Fraud controls and compliance (practical steps)

Freight payments have fraud vectors: fake PODs, cloned carrier accounts, and credential stuffing on carrier portals. Combine these controls:

• Identity & KYC: Tokenize bank and card credentials. Use third-party identity verification for carriers (remotely capture business licenses, MC numbers). For fleets with autonomous units, verify hardware identity and firmware versions.
• Risk scoring: Compute dynamic risk scores on tenders and payouts using rules + ML models (velocity checks, geo-anomaly, mismatch between GPS telemetry and POD photo metadata).
• POD validation: Enforce multi-factor evidence for high-value loads: photo + geotag + telematics. Use hash chains to prove the POD data hasn't been tampered with.
• Transaction limits & hold policies: For new carriers, hold funds for a short verification window or delay instant payouts until verification completes.
• Chargeback & dispute automation: Capture and surface dispute evidence (POD, communications, telematics) via a single API to streamline chargeback responses.

Settlement mechanics: real-time settlement strategies

Real-time settlement requires a choice between three approaches:

1. Provider-funded instant payouts: The platform or payment provider advances funds immediately and collects later from the payer. Fastest UX but increases counterparty risk and requires credit lines.
2. Rail-native instant settlement: Use payment network instant payouts or RTP where both payer and payee banks support real-time settlement. Lower platform exposure but requires rail availability.
3. Hybrid orchestration: Use instant options only when available, or when risk is low; otherwise fall back to same-day ACH with pre-notification.

Implement a settlement policy engine that evaluates risk_score, payout_preferences, and available_rails to pick the optimal path. Provide transparent fee attribution so carriers know the cost for instant options.

Practical payout flow

1. POD verified -> trigger settlement.initiate event with tender_id.
2. Policy engine selects rail -> create payout record with status pending.
3. Attempt instant payout (push-to-card or RTP). If success -> settlement.completed and ledger credit. If failure -> automatically retry or downgrade to fallback rail with notification to carrier and broker.

Reconciliation and reporting (make finance teams happy)

Finance runs on reliable, auditable outputs. To simplify reconciliation:

• Emit standardized settlement reports: daily CSV/JSON with ledger entries mapped to GL codes.
• Provide reconciliation webhooks for each payout and bank return.

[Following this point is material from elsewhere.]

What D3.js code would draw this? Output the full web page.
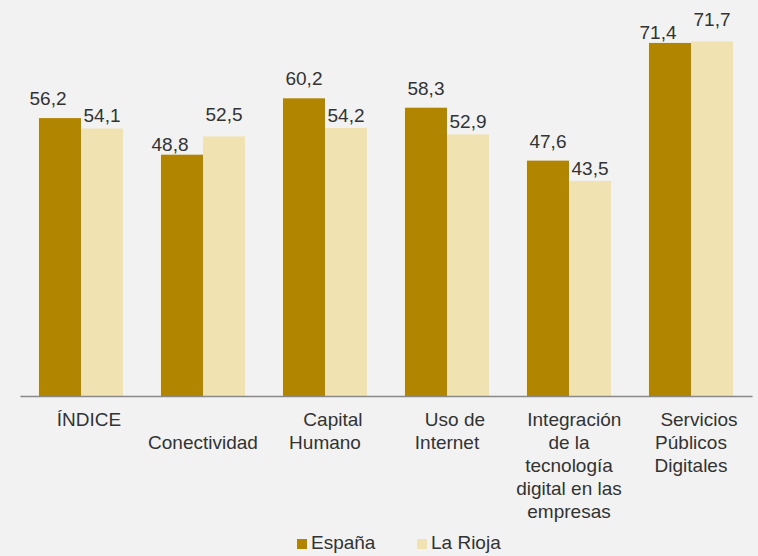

Include processor reference ids and timestamps.
• Support matching by multiple keys: tender_id, payout_id, external_txn_id. Offer automated matching rules (amount + date tolerance) with manual override UI for exceptions.
• Keep a 1:1 mapping between POD events and settlement triggers. If an event is corrected, emit a correction_event to adjust ledger entries.

Developer experience: docs, sandboxes and contract testing

Make your API adopters productive. The TMS ecosystem expects first-class developer tools.

• OpenAPI specs: Publish a complete OpenAPI (v3) with request/response examples, authentication details and error codes.
• Sandbox with simulated rails: Provide a sandbox that simulates instant payout success/failure, webhook delivery patterns and POD ingestion.
• Contract tests: Ship a contract test harness that TMS vendors can run as part of their CI to validate webhook handling.
• SDKs and code samples: Lightweight SDKs in Node, Python, Java and Go, plus example integrations for common TMS platforms (McLeod, MercuryGate, etc.).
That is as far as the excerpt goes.